The BNC uses SGML in a simple and straightforward way described in the rest of this manual; simple programs can be readily written using standard UNIX utilities such as grep or perl to access the corpus just as plain text files. More reliably, programs can be written to application programming interfaces (APIs) such as the W3C's Document Object Model (DOM) or the Simple API for XML (SAX), using application libraries developed for almost every modern programming language (C, Perl, Python, tcl etc.). Information about such resources is not provided here, but is readily found on the World Wide Web: currently, one good place to start looking is www.xml.com.

When the BNC was first published, the top of the range personal computer might have as much as 50 or even 100 megabytes of disk storage and 8 Mb of RAM. At the time of writing, 20 or 30 gigabyte hard disks and 128 Mb of RAM are commonplace on entry level machines. It is thus quite likely that software capable of efficiently handling the 1.5 gigabytes of text which make up the BNC will also soon become commonplace. For the moment, however, it has to be recognized that general purpose tools for SGML and XML do not always cope very well with the large size of the whole corpus, although they can still be very useful for processing subsets extracted from it. To handle the whole of the corpus, special purpose indexing software will usually be necessary. Although such systems exist, they are often expensive or difficult to implement. For that reason, the BNC Project also developed its own low-cost alternative, the SARA package, which is documented separately. It should be emphasized however that use of the BNC is not synonymous with use of SARA. Most generic tools developed for corpus linguistics and NLP can be used with the BNC, although the tools may be vary in the extent to which they can make use of the markup in the corpus.

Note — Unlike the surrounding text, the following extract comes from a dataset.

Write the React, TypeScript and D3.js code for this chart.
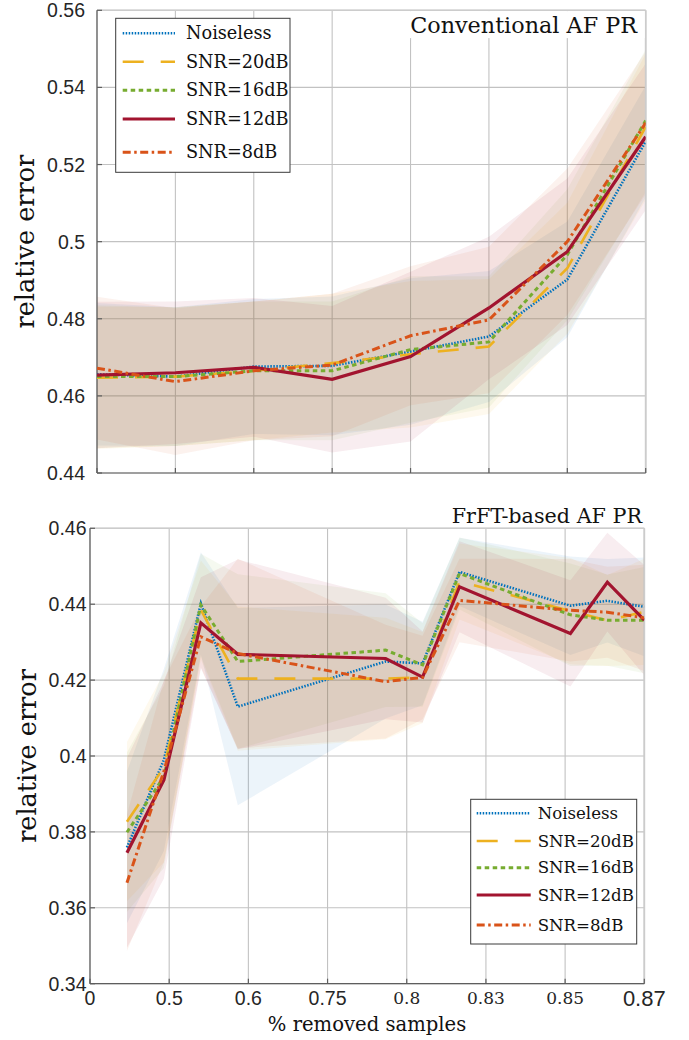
import React from "react";
import * as d3 from "d3";

// ---------- shared ----------
const seriesNames = ["Noiseless", "SNR=20dB", "SNR=16dB", "SNR=12dB", "SNR=8dB"];
const seriesColors = ["#0072BD", "#EDB120", "#77AC30", "#A2142F", "#D95319"];

// ---------- top panel: Conventional AF PR ----------
const topX = [0, 1, 2, 3, 4, 5, 6, 7];
const topNoiseless = [0.4656, 0.465, 0.4676, 0.4678, 0.4715, 0.4754, 0.4902, 0.526];
const top20dB = [0.4647, 0.465, 0.4665, 0.4685, 0.4708, 0.4728, 0.4931, 0.5298];
const top16dB = [0.465, 0.465, 0.4665, 0.4665, 0.472, 0.474, 0.4966, 0.5314];
const top12dB = [0.4654, 0.466, 0.4674, 0.4643, 0.4702, 0.4828, 0.4974, 0.5272];
const top8dB = [0.4672, 0.4637, 0.4665, 0.468, 0.4756, 0.4797, 0.5, 0.5308];
const topNoiselessSpread = [0.0185, 0.018, 0.0175, 0.018, 0.019, 0.017, 0.015, 0.0145];
const top20dBSpread = [0.0185, 0.018, 0.018, 0.018, 0.019, 0.0175, 0.017, 0.019];
const top16dBSpread = [0.0185, 0.018, 0.018, 0.018, 0.019, 0.017, 0.017, 0.0185];
const top12dBSpread = [0.019, 0.0185, 0.018, 0.019, 0.022, 0.0185, 0.019, 0.019];
const top8dBSpread = [0.0185, 0.019, 0.018, 0.0185, 0.018, 0.019, 0.019, 0.0185];
const topYTicks = [0.44, 0.46, 0.48, 0.5, 0.52, 0.54, 0.56];
const topXTicks = [0, 1, 2, 3, 4, 5, 6, 7];

// ---------- bottom panel: FrFT-based AF PR ----------
const bottomX = [1, 2, 3, 4, 8, 9, 10, 13, 14, 15];
const botNoiseless = [0.3759, 0.399, 0.4402, 0.413, 0.4249, 0.4244, 0.4485, 0.4396, 0.4409, 0.4393];
const bot20dB = [0.3827, 0.397, 0.4385, 0.4204, 0.4204, 0.4207, 0.446, 0.4382, 0.4357, 0.438];
const bot16dB = [0.3799, 0.3945, 0.4398, 0.4249, 0.4279, 0.424, 0.4481, 0.4372, 0.4358, 0.4358];
const bot12dB = [0.3745, 0.3937, 0.4351, 0.4268, 0.4257, 0.4208, 0.4446, 0.4323, 0.4458, 0.4358];
const bot8dB = [0.3666, 0.396, 0.4314, 0.427, 0.4196, 0.4207, 0.441, 0.4384, 0.4379, 0.4364];
const botNoiselessSpread = [0.02, 0.024, 0.0135, 0.026, 0.015, 0.011, 0.009, 0.013, 0.011, 0.013];
const bot20dBSpread = [0.021, 0.025, 0.013, 0.019, 0.016, 0.012, 0.01, 0.014, 0.012, 0.014];
const bot16dBSpread = [0.021, 0.024, 0.0135, 0.023, 0.015, 0.011, 0.0095, 0.0135, 0.012, 0.014];
const bot12dBSpread = [0.025, 0.026, 0.012, 0.025, 0.016, 0.012, 0.012, 0.014, 0.013, 0.0145];
const bot8dBSpread = [0.018, 0.024, 0.008, 0.025, 0.015, 0.011, 0.011, 0.0135, 0.012, 0.014];
const bottomYTicks = [0.34, 0.36, 0.38, 0.4, 0.42, 0.44, 0.46];
const bottomXTickLabels = ["0", "0.5", "0.6", "0.75", "0.8", "0.83", "0.85", "0.87"];

// ---------- styles ----------
const lineStyles = [
  { dash: "1.5 1.5", width: 2.6 },
  { dash: "21 17", width: 2.6 },
  { dash: "4.5 3.5", width: 3 },
  { dash: "none", width: 3.2 },
  { dash: "8 3.5 2.5 3.5", width: 3 },
];
const SANS = "'Liberation Sans', Arial, sans-serif";
const SERIF = "'DejaVu Serif', serif";
const serifTickLabels = new Set(["0.8", "0.83", "0.85"]);
const bigTickLabels = new Set(["0.87"]);

const fmt = (v: number) => String(Number(v.toFixed(2)));

type PanelProps = {
  id: string;
  L: number; R: number; T: number; B: number;
  xDomain: [number, number];
  yDomain: [number, number];
  xTickVals: number[];
  yTicks: number[];
  xs: number[];
  means: number[][];
  spreads: number[][];
  yLabelRight: number;
};

function Panel(p: PanelProps) {
  const x = d3.scaleLinear().domain(p.xDomain).range([p.L, p.R]);
  const y = d3.scaleLinear().domain(p.yDomain).range([p.B, p.T]);
  const line = d3.line<number>().x((_, i) => x(p.xs[i])).y((d) => y(d));
  const bandOf = (m: number[], s: number[]) =>
    d3
      .area<number>()
      .x((_, i) => x(p.xs[i]))
      .y0((d, i) => y(d - s[i]))
      .y1((d, i) => y(d + s[i]))(m) || "";
  const gridColor = "#c2c2c2";
  const axisColor = "#5e5e5e";
  return (
    <g>
      <defs>
        <clipPath id={p.id}>
          <rect x={p.L} y={p.T} width={p.R - p.L} height={p.B - p.T} />
        </clipPath>
      </defs>
      {/* grid */}
      {p.xTickVals.map((t, i) => (
        <line key={"gx" + i} x1={x(t)} x2={x(t)} y1={p.T} y2={p.B} stroke={gridColor} strokeWidth={1.1} />
      ))}
      {p.yTicks.map((t, i) => (
        <line key={"gy" + i} x1={p.L} x2={p.R} y1={y(t)} y2={y(t)} stroke={gridColor} strokeWidth={1.1} />
      ))}
      {/* bands */}
      <g clipPath={`url(#${p.id})`}>
        {p.means.map((m, k) => (
          <path key={"b" + k} d={bandOf(m, p.spreads[k])} fill={seriesColors[k]} fillOpacity={0.075} stroke="none" />
        ))}
      </g>
      {/* box: top and right light */}
      <line x1={p.L} x2={p.R} y1={p.T} y2={p.T} stroke="#cccccc" strokeWidth={1.5} />
      <line x1={p.R} x2={p.R} y1={p.T} y2={p.B} stroke="#cccccc" strokeWidth={1.8} />
      {/* axes */}
      <line x1={p.L} x2={p.R} y1={p.B} y2={p.B} stroke={axisColor} strokeWidth={1.2} />
      <line x1={p.L} x2={p.L} y1={p.T} y2={p.B} stroke={axisColor} strokeWidth={1.2} />
      {p.xTickVals.map((t, i) => (
        <line key={"tx" + i} x1={x(t)} x2={x(t)} y1={p.B} y2={p.B - 5} stroke={axisColor} strokeWidth={1.2} />
      ))}
      {p.yTicks.map((t, i) => (
        <g key={"ty" + i}>
          <line x1={p.L} x2={p.L + 5} y1={y(t)} y2={y(t)} stroke={axisColor} strokeWidth={1.2} />
          <text
            x={p.yLabelRight}
            y={y(t)}
            textAnchor="end"
            dominantBaseline="central"
            fontFamily={SANS}
            fontSize={19.5}
            fill="#262626"
          >
            {fmt(t)}
          </text>
        </g>
      ))}
      {/* lines */}
      <g clipPath={`url(#${p.id})`}>
        {p.means.map((m, k) => (
          <path
            key={"l" + k}
            d={line(m) || ""}
            fill="none"
            stroke={seriesColors[k]}
            strokeWidth={lineStyles[k].width}
            strokeDasharray={lineStyles[k].dash}
            strokeLinejoin="miter"
          />
        ))}
      </g>
    </g>
  );
}

function Legend({ x0, y0, w, h, sx0, sx1, tx, rows, fontSize }: any) {
  return (
    <g>
      <rect x={x0} y={y0} width={w} height={h} fill="white" stroke="#3a3a3a" strokeWidth={1} />
      {seriesNames.map((n, k) => (
        <g key={n}>
          <line
            x1={sx0}
            x2={sx1}
            y1={rows[k]}
            y2={rows[k]}
            stroke={seriesColors[k]}
            strokeWidth={lineStyles[k].width}
            strokeDasharray={lineStyles[k].dash}
          />
          <text x={tx} y={rows[k]} dominantBaseline="central" fontFamily={SERIF} fontSize={fontSize} fill="#111">
            {n}
          </text>
        </g>
      ))}
    </g>
  );
}

export default function App() {
  const topL = 97, topR = 645.7, topT = 10.3, topB = 473;
  const botL = 90, botR = 644.3, botT = 528.3, botB = 983.7;
  const botX = d3.scaleLinear().domain([0, 15]).range([botL, botR]);
  const botTickVals = bottomXTickLabels.map((_, i) => (i * 15) / 7);
  return (
    <svg
      width={689}
      height={1040}
      style={{ position: "absolute", left: 0, top: 0, background: "white" }}
      xmlns="http://www.w3.org/2000/svg"
    >
      <rect x={0} y={0} width={689} height={1040} fill="white" />
      <Panel
        id="clipTop"
        L={topL}
        R={topR}
        T={topT}
        B={topB}
        xDomain={[0, 7]}
        yDomain={[0.44, 0.56]}
        xTickVals={topXTicks}
        yTicks={topYTicks}
        xs={topX}
        means={[topNoiseless, top20dB, top16dB, top12dB, top8dB]}
        spreads={[topNoiselessSpread, top20dBSpread, top16dBSpread, top12dBSpread, top8dBSpread]}
        yLabelRight={85}
      />
      {/* top title with white box */}
      <rect x={405} y={topT + 0.8} width={topR - 405 - 1} height={27} fill="white" />
      <text x={637} y={33} textAnchor="end" fontFamily={SERIF} fontSize={22.3} fill="#111">
        Conventional AF PR
      </text>
      <Legend
        x0={115.7}
        y0={18.3}
        w={174.3}
        h={154}
        sx0={122.7}
        sx1={175}
        tx={186}
        rows={[33.3, 61.7, 90.3, 119, 152.3]}
        fontSize={17.7}
      />
      <text transform={`translate(34,${(topT + topB) / 2}) rotate(-90)`} textAnchor="middle" fontFamily={SERIF} fontSize={25.5} fill="#111">
        relative error
      </text>

      <Panel
        id="clipBot"
        L={botL}
        R={botR}
        T={botT}
        B={botB}
        xDomain={[0, 15]}
        yDomain={[0.34, 0.46]}
        xTickVals={botTickVals}
        yTicks={bottomYTicks}
        xs={bottomX}
        means={[botNoiseless, bot20dB, bot16dB, bot12dB, bot8dB]}
        spreads={[botNoiselessSpread, bot20dBSpread, bot16dBSpread, bot12dBSpread, bot8dBSpread]}
        yLabelRight={86.5}
      />
      <text x={642} y={522.7} textAnchor="end" fontFamily={SERIF} fontSize={20.7} fill="#111">
        FrFT-based AF PR
      </text>
      <Legend
        x0={470.7}
        y0={799.3}
        w={166}
        h={144.7}
        sx0={476.7}
        sx1={530.7}
        tx={537.7}
        rows={[813.3, 841, 867.7, 895, 925]}
        fontSize={16.6}
      />
      {bottomXTickLabels.map((lab, i) => {
        const serif = serifTickLabels.has(lab);
        const big = bigTickLabels.has(lab);
        return (
          <text
            key={"xl" + i}
            x={botX(botTickVals[i])}
            y={998}
            textAnchor="middle"
            dominantBaseline="central"
            fontFamily={serif ? SERIF : SANS}
            fontSize={serif ? 17 : big ? 22 : 19.5}
            fill="#262626"
          >
            {lab}
          </text>
        );
      })}
      <text x={367} y={1031} textAnchor="middle" fontFamily={SERIF} fontSize={19.6} fill="#111">
        % removed samples
      </text>
      <text transform={`translate(36,${(botT + botB) / 2}) rotate(-90)`} textAnchor="middle" fontFamily={SERIF} fontSize={25.5} fill="#111">
        relative error
      </text>
    </svg>
  );
}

Whatever software is used, the programmer must have a clear understanding of the various elements tagged in the corpus, the contexts in which they may appear, and their intended semantics. The syntax of an SGML document is defined by a document type definition and by an SGML declaration. For TEI conformant texts, the TEI Header provides additional meta-information. The semantics of SGML elements are provided by documentation such as that provided elsewhere in this manual.

The BNC delivery format

An SGML document like the BNC must have the following components:

an SGML declaration defining various SGML-specific limits;
a document type declaration defining the elements entities and attributes which are legal in the document;
an SGML document instance, that is, the document text itself.

These three components are all included as part of the standard release of the corpus.

Text files

The BNC is delivered in compressed format, using the GNU tar utility. When expanded, it comprises 4054 distinct files, ranging in size from 1 to 45 Kbytes, and totalling about 1.5 Gbytes. Each file contains a single BNC document, i.e. a TEI header and its associated spoken or written text, and has the same name as the value of the id attribute on its <bncDoc> element. Files are grouped according to their names into a three-level hierarchy. For example, all files with names beginning AA are in a subdirectory AA, which is within a subdirectory A (along with all other subdirectories beginning with the letter A). Not all possible three-letter filenames are actually used.

Each single-letter subdirectory (A to K, excluding I) is delivered as a separate compressed archive file. The whole corpus should be unpacked into a single hierarchy, which, as delivered, is called BNC/Texts. The full name for the corpus text with identifier ABC is thus BNC/Texts/A/AB/ABC.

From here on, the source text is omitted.